WRITTEN REQUEST = Exactly reproduce the entries, dropping any pictures from your copy.

[Items listed in a dataset]

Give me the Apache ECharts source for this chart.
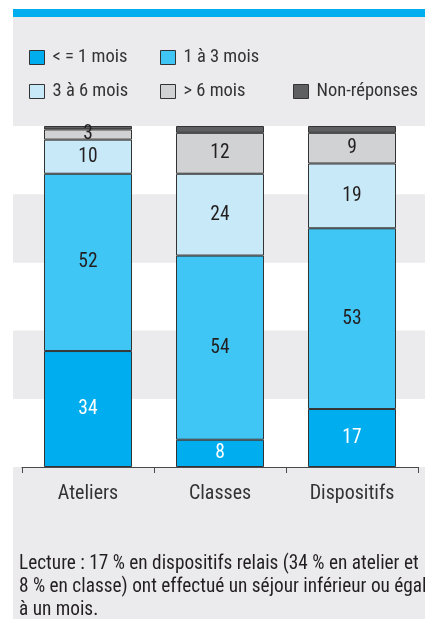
<!DOCTYPE html>
<html>
<head>
<meta charset="utf-8">
<script src="https://cdn.jsdelivr.net/npm/echarts@6/dist/echarts.min.js"></script>
<style>
  html, body { margin: 0; padding: 0; background: #ffffff; }
  #chart { width: 425px; height: 619px; }
</style>
</head>
<body>
<div id="chart"></div>
<script>
// Durée du séjour selon le type de dispositif (en %)
const categories = ['Ateliers', 'Classes', 'Dispositifs'];
const seriesNames = ['< = 1 mois', '1 à 3 mois', '3 à 6 mois', '> 6 mois', 'Non-réponses'];
const upToOneMonth = [34, 8, 17];
const oneToThreeMonths = [52, 54, 53];
const threeToSixMonths = [10, 24, 19];
const overSixMonths = [3, 12, 9];
const noAnswer = [1, 2, 2];
const valueTicks = [0, 20, 40, 60, 80, 100];
const noteLines = [
  'Lecture : 17 % en dispositifs relais (34 % en atelier et',
  '8 % en classe) ont effectué un séjour inférieur ou égal',
  'à un mois.'
];

const FONT = "'Roboto Condensed', 'Liberation Sans Narrow', 'DejaVu Sans Condensed', sans-serif";
const INK = '#231f20';
const PANEL = '#ebebee';
const colors = ['#00aeef', '#40c6f4', '#c8e9f8', '#d1d2d4', '#5e5f61'];
const values = [upToOneMonth, oneToThreeMonths, threeToSixMonths, overSixMonths, noAnswer];

const chart = echarts.init(document.getElementById('chart'), null, { renderer: 'canvas' });

const legendSlots = [
  { left: 29, top: 48 },
  { left: 160, top: 48 },
  { left: 29, top: 82 },
  { left: 160, top: 82 },
  { left: 293, top: 82 }
];

const legends = seriesNames.map((name, i) => ({
  data: [name],
  left: legendSlots[i].left,
  top: legendSlots[i].top,
  padding: 0,
  itemWidth: 15,
  itemHeight: 14,
  icon: 'rect',
  selectedMode: false,
  itemStyle: { borderColor: '#333333', borderWidth: 1 },
  textStyle: { fontFamily: FONT, fontSize: 18.5, color: '#333333', padding: [0, 0, 0, 3] }
}));

const series = seriesNames.map((name, i) => ({
  name: name,
  type: 'bar',
  stack: 'total',
  xAxisIndex: 1,
  yAxisIndex: 1,
  barWidth: 88,
  data: values[i],
  itemStyle: { color: colors[i], borderColor: '#333333', borderWidth: 1 },
  label: {
    show: i < 4,
    position: 'inside',
    fontFamily: FONT,
    fontSize: 19.5,
    color: i === 0 ? '#ffffff' : INK
  }
}));

chart.setOption({
  animation: false,
  backgroundColor: '#ffffff',
  color: colors,
  graphic: [
    { type: 'rect', z: -100, shape: { x: 13, y: 17, width: 412, height: 602 }, style: { fill: PANEL } },
    { type: 'rect', z: -100, shape: { x: 13, y: 9, width: 412, height: 8 }, style: { fill: '#00aeef' } },
    {
      type: 'text', z: 10, left: 19, top: 553,
      style: {
        text: noteLines.join('\n'),
        fontFamily: FONT, fontSize: 19.3, lineHeight: 22.8, fill: INK
      }
    }
  ],
  legend: legends,
  grid: [
    { left: 13, right: 0, top: 126, bottom: 152 },
    { left: 22, right: 7, top: 126, bottom: 152 }
  ],
  xAxis: [
    { type: 'category', gridIndex: 0, data: categories, show: false },
    {
      type: 'category', gridIndex: 1, data: categories,
      axisLine: { lineStyle: { color: '#4a4a4c', width: 1 } },
      axisTick: { show: true, length: 6, lineStyle: { color: '#4a4a4c' } },
      axisLabel: { fontFamily: FONT, fontSize: 20, color: '#333333', margin: 17 }
    }
  ],
  yAxis: [
    {
      type: 'value', gridIndex: 0, min: valueTicks[0], max: valueTicks[valueTicks.length - 1], interval: 20,
      axisLine: { show: false }, axisTick: { show: false }, axisLabel: { show: false },
      splitLine: { show: false },
      splitArea: { show: true, areaStyle: { color: ['#ffffff', PANEL] } }
    },
    {
      type: 'value', gridIndex: 1, min: valueTicks[0], max: valueTicks[valueTicks.length - 1], interval: 20,
      show: false, splitLine: { show: false }
    }
  ],
  series: series
});
</script>
</body>
</html>
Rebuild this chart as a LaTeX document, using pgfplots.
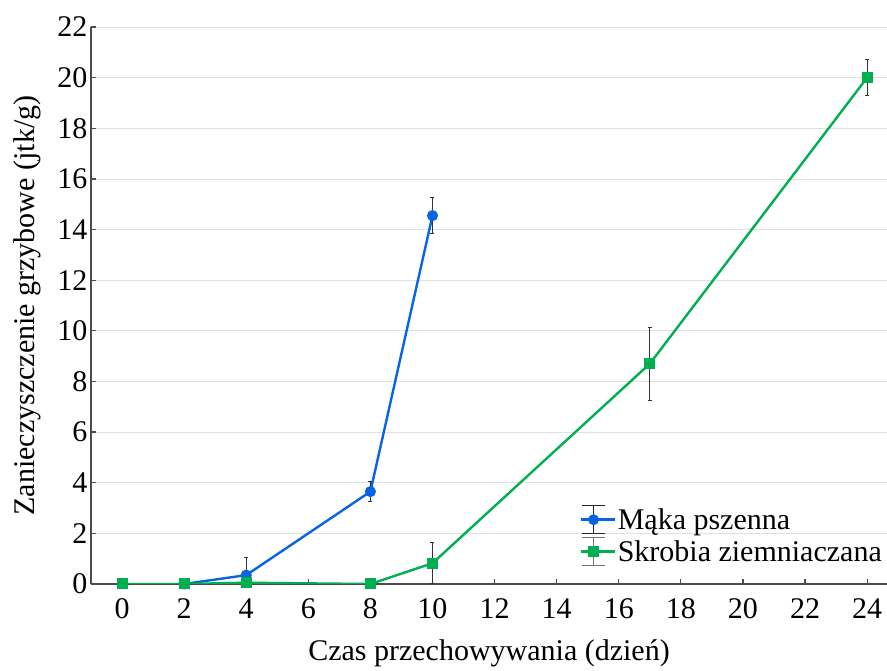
\documentclass[border=0pt]{standalone}
\usepackage{fontspec}
\setmainfont{Liberation Serif}
\usepackage{pgfplots}
\pgfplotsset{compat=1.18}
\definecolor{mblue}{RGB}{8,100,228}
\definecolor{mgreen}{RGB}{0,176,80}
\begin{document}
\begin{tikzpicture}[font=\rmfamily]
\begin{axis}[name=ax,
 scale only axis, width=796pt, height=557pt,
 xmin=-1, xmax=24.64, ymin=0, ymax=22,
 xtick={0,2,...,24}, ytick={0,2,...,22},
 axis x line=bottom, axis y line=left,
 axis line style={-, line width=1.6pt, black!70},
 tick style={black!70, line width=1.2pt}, tick align=inside, major tick length=5pt,
 ymajorgrids, grid style={black!12, line width=0.8pt},
 ticklabel style={font=\rmfamily\fontsize{30}{36}\selectfont},
 xticklabel style={yshift=-11pt},
 /pgf/number format/assume math mode=true,
 xlabel={Czas przechowywania (dzień)},
 ylabel={Zanieczyszczenie grzybowe (jtk/g)},
 xlabel shift=14pt, ylabel shift=10pt,
 label style={font=\rmfamily\fontsize{30}{36}\selectfont},
 legend style={draw=none, fill=none, at={(1,0.028)}, anchor=south east,
   font=\rmfamily\fontsize{30}{36}\selectfont, row sep=3pt},
 legend cell align=left,
]
\addplot[mblue, line width=2.4pt, mark=*, mark size=4.3pt,
  legend image code/.code={
    \path (0pt,0pt)--(34pt,0pt);
    \draw[black!85, line width=1pt] (13pt,-14pt)--(13pt,14pt) (1.5pt,-14pt)--(24.5pt,-14pt) (1.5pt,14pt)--(24.5pt,14pt);
    \draw[mblue, line width=2.4pt] (1.5pt,0pt)--(24.5pt,0pt);
    \fill[mblue] (13pt,0pt) circle (4.2pt);},
  error bars/.cd, y dir=both, y explicit,
  error bar style={black!80, line width=1pt},
  error mark options={rotate=90, mark size=2pt, black!80, line width=1pt}]
  table[x=x, y=y, y error=e]{
x y e
2 0 0
4 0.35 0.68
8 3.65 0.40
10 14.55 0.70
};
\addlegendentry{Mąka pszenna}
\addplot[mgreen, line width=2.4pt, mark=square*, mark size=4.3pt,
  legend image code/.code={
    \path (0pt,0pt)--(34pt,0pt);
    \draw[black!55, line width=1pt] (13pt,-14pt)--(13pt,14pt) (1.5pt,-14pt)--(24.5pt,-14pt) (1.5pt,14pt)--(24.5pt,14pt);
    \draw[mgreen, line width=2.4pt] (1.5pt,0pt)--(24.5pt,0pt);
    \fill[mgreen] (8.7pt,-4.3pt) rectangle (17.3pt,4.3pt);},
  error bars/.cd, y dir=both, y explicit,
  error bar style={black!80, line width=1pt},
  error mark options={rotate=90, mark size=2pt, black!80, line width=1pt}]
  table[x=x, y=y, y error=e]{
x y e
0 0 0
2 0 0
4 0.05 0
8 0 0
10 0.82 0.80
17 8.7 1.45
24 20.0 0.70
};
\addlegendentry{Skrobia ziemniaczana}
\end{axis}
\pgfresetboundingbox
\path ([xshift=-91pt, yshift=27pt]ax.north west) rectangle ([yshift=-87pt]ax.south east);
\end{tikzpicture}
\end{document}
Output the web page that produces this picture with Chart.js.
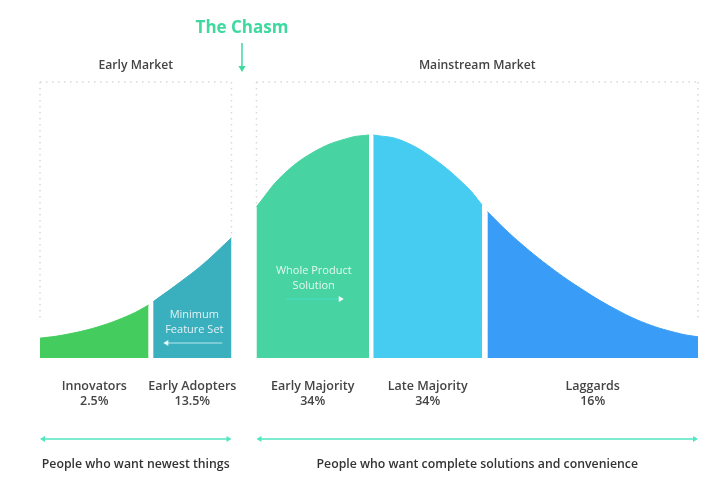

SOLVED EXERCISE =
Give me the Apache ECharts source for this chart.
<!DOCTYPE html>
<html>
<head>
<meta charset="utf-8">
<script src="https://cdn.jsdelivr.net/npm/echarts@6/dist/echarts.min.js"></script>
<style>
  html, body { margin: 0; padding: 0; background: #ffffff; }
  #chart { width: 425px; height: 619px; }
</style>
</head>
<body>
<div id="chart"></div>
<script>
// Durée du séjour selon le type de dispositif (en %)
const categories = ['Ateliers', 'Classes', 'Dispositifs'];
const seriesNames = ['< = 1 mois', '1 à 3 mois', '3 à 6 mois', '> 6 mois', 'Non-réponses'];
const upToOneMonth = [34, 8, 17];
const oneToThreeMonths = [52, 54, 53];
const threeToSixMonths = [10, 24, 19];
const overSixMonths = [3, 12, 9];
const noAnswer = [1, 2, 2];
const valueTicks = [0, 20, 40, 60, 80, 100];
const noteLines = [
  'Lecture : 17 % en dispositifs relais (34 % en atelier et',
  '8 % en classe) ont effectué un séjour inférieur ou égal',
  'à un mois.'
];

const FONT = "'Roboto Condensed', 'Liberation Sans Narrow', 'DejaVu Sans Condensed', sans-serif";
const INK = '#231f20';
const PANEL = '#ebebee';
const colors = ['#00aeef', '#40c6f4', '#c8e9f8', '#d1d2d4', '#5e5f61'];
const values = [upToOneMonth, oneToThreeMonths, threeToSixMonths, overSixMonths, noAnswer];

const chart = echarts.init(document.getElementById('chart'), null, { renderer: 'canvas' });

const legendSlots = [
  { left: 29, top: 48 },
  { left: 160, top: 48 },
  { left: 29, top: 82 },
  { left: 160, top: 82 },
  { left: 293, top: 82 }
];

const legends = seriesNames.map((name, i) => ({
  data: [name],
  left: legendSlots[i].left,
  top: legendSlots[i].top,
  padding: 0,
  itemWidth: 15,
  itemHeight: 14,
  icon: 'rect',
  selectedMode: false,
  itemStyle: { borderColor: '#333333', borderWidth: 1 },
  textStyle: { fontFamily: FONT, fontSize: 18.5, color: '#333333', padding: [0, 0, 0, 3] }
}));

const series = seriesNames.map((name, i) => ({
  name: name,
  type: 'bar',
  stack: 'total',
  xAxisIndex: 1,
  yAxisIndex: 1,
  barWidth: 88,
  data: values[i],
  itemStyle: { color: colors[i], borderColor: '#333333', borderWidth: 1 },
  label: {
    show: i < 4,
    position: 'inside',
    fontFamily: FONT,
    fontSize: 19.5,
    color: i === 0 ? '#ffffff' : INK
  }
}));

chart.setOption({
  animation: false,
  backgroundColor: '#ffffff',
  color: colors,
  graphic: [
    { type: 'rect', z: -100, shape: { x: 13, y: 17, width: 412, height: 602 }, style: { fill: PANEL } },
    { type: 'rect', z: -100, shape: { x: 13, y: 9, width: 412, height: 8 }, style: { fill: '#00aeef' } },
    {
      type: 'text', z: 10, left: 19, top: 553,
      style: {
        text: noteLines.join('\n'),
        fontFamily: FONT, fontSize: 19.3, lineHeight: 22.8, fill: INK
      }
    }
  ],
  legend: legends,
  grid: [
    { left: 13, right: 0, top: 126, bottom: 152 },
    { left: 22, right: 7, top: 126, bottom: 152 }
  ],
  xAxis: [
    { type: 'category', gridIndex: 0, data: categories, show: false },
    {
      type: 'category', gridIndex: 1, data: categories,
      axisLine: { lineStyle: { color: '#4a4a4c', width: 1 } },
      axisTick: { show: true, length: 6, lineStyle: { color: '#4a4a4c' } },
      axisLabel: { fontFamily: FONT, fontSize: 20, color: '#333333', margin: 17 }
    }
  ],
  yAxis: [
    {
      type: 'value', gridIndex: 0, min: valueTicks[0], max: valueTicks[valueTicks.length - 1], interval: 20,
      axisLine: { show: false }, axisTick: { show: false }, axisLabel: { show: false },
      splitLine: { show: false },
      splitArea: { show: true, areaStyle: { color: ['#ffffff', PANEL] } }
    },
    {
      type: 'value', gridIndex: 1, min: valueTicks[0], max: valueTicks[valueTicks.length - 1], interval: 20,
      show: false, splitLine: { show: false }
    }
  ],
  series: series
});
</script>
</body>
</html>
Rebuild this chart as a LaTeX document, using pgfplots.
\documentclass[border=0pt]{standalone}
\usepackage{fontspec}
\setmainfont{Liberation Serif}
\usepackage{pgfplots}
\pgfplotsset{compat=1.18}
\definecolor{mblue}{RGB}{8,100,228}
\definecolor{mgreen}{RGB}{0,176,80}
\begin{document}
\begin{tikzpicture}[font=\rmfamily]
\begin{axis}[name=ax,
 scale only axis, width=796pt, height=557pt,
 xmin=-1, xmax=24.64, ymin=0, ymax=22,
 xtick={0,2,...,24}, ytick={0,2,...,22},
 axis x line=bottom, axis y line=left,
 axis line style={-, line width=1.6pt, black!70},
 tick style={black!70, line width=1.2pt}, tick align=inside, major tick length=5pt,
 ymajorgrids, grid style={black!12, line width=0.8pt},
 ticklabel style={font=\rmfamily\fontsize{30}{36}\selectfont},
 xticklabel style={yshift=-11pt},
 /pgf/number format/assume math mode=true,
 xlabel={Czas przechowywania (dzień)},
 ylabel={Zanieczyszczenie grzybowe (jtk/g)},
 xlabel shift=14pt, ylabel shift=10pt,
 label style={font=\rmfamily\fontsize{30}{36}\selectfont},
 legend style={draw=none, fill=none, at={(1,0.028)}, anchor=south east,
   font=\rmfamily\fontsize{30}{36}\selectfont, row sep=3pt},
 legend cell align=left,
]
\addplot[mblue, line width=2.4pt, mark=*, mark size=4.3pt,
  legend image code/.code={
    \path (0pt,0pt)--(34pt,0pt);
    \draw[black!85, line width=1pt] (13pt,-14pt)--(13pt,14pt) (1.5pt,-14pt)--(24.5pt,-14pt) (1.5pt,14pt)--(24.5pt,14pt);
    \draw[mblue, line width=2.4pt] (1.5pt,0pt)--(24.5pt,0pt);
    \fill[mblue] (13pt,0pt) circle (4.2pt);},
  error bars/.cd, y dir=both, y explicit,
  error bar style={black!80, line width=1pt},
  error mark options={rotate=90, mark size=2pt, black!80, line width=1pt}]
  table[x=x, y=y, y error=e]{
x y e
2 0 0
4 0.35 0.68
8 3.65 0.40
10 14.55 0.70
};
\addlegendentry{Mąka pszenna}
\addplot[mgreen, line width=2.4pt, mark=square*, mark size=4.3pt,
  legend image code/.code={
    \path (0pt,0pt)--(34pt,0pt);
    \draw[black!55, line width=1pt] (13pt,-14pt)--(13pt,14pt) (1.5pt,-14pt)--(24.5pt,-14pt) (1.5pt,14pt)--(24.5pt,14pt);
    \draw[mgreen, line width=2.4pt] (1.5pt,0pt)--(24.5pt,0pt);
    \fill[mgreen] (8.7pt,-4.3pt) rectangle (17.3pt,4.3pt);},
  error bars/.cd, y dir=both, y explicit,
  error bar style={black!80, line width=1pt},
  error mark options={rotate=90, mark size=2pt, black!80, line width=1pt}]
  table[x=x, y=y, y error=e]{
x y e
0 0 0
2 0 0
4 0.05 0
8 0 0
10 0.82 0.80
17 8.7 1.45
24 20.0 0.70
};
\addlegendentry{Skrobia ziemniaczana}
\end{axis}
\pgfresetboundingbox
\path ([xshift=-91pt, yshift=27pt]ax.north west) rectangle ([yshift=-87pt]ax.south east);
\end{tikzpicture}
\end{document}
Output the web page that produces this picture with Chart.js.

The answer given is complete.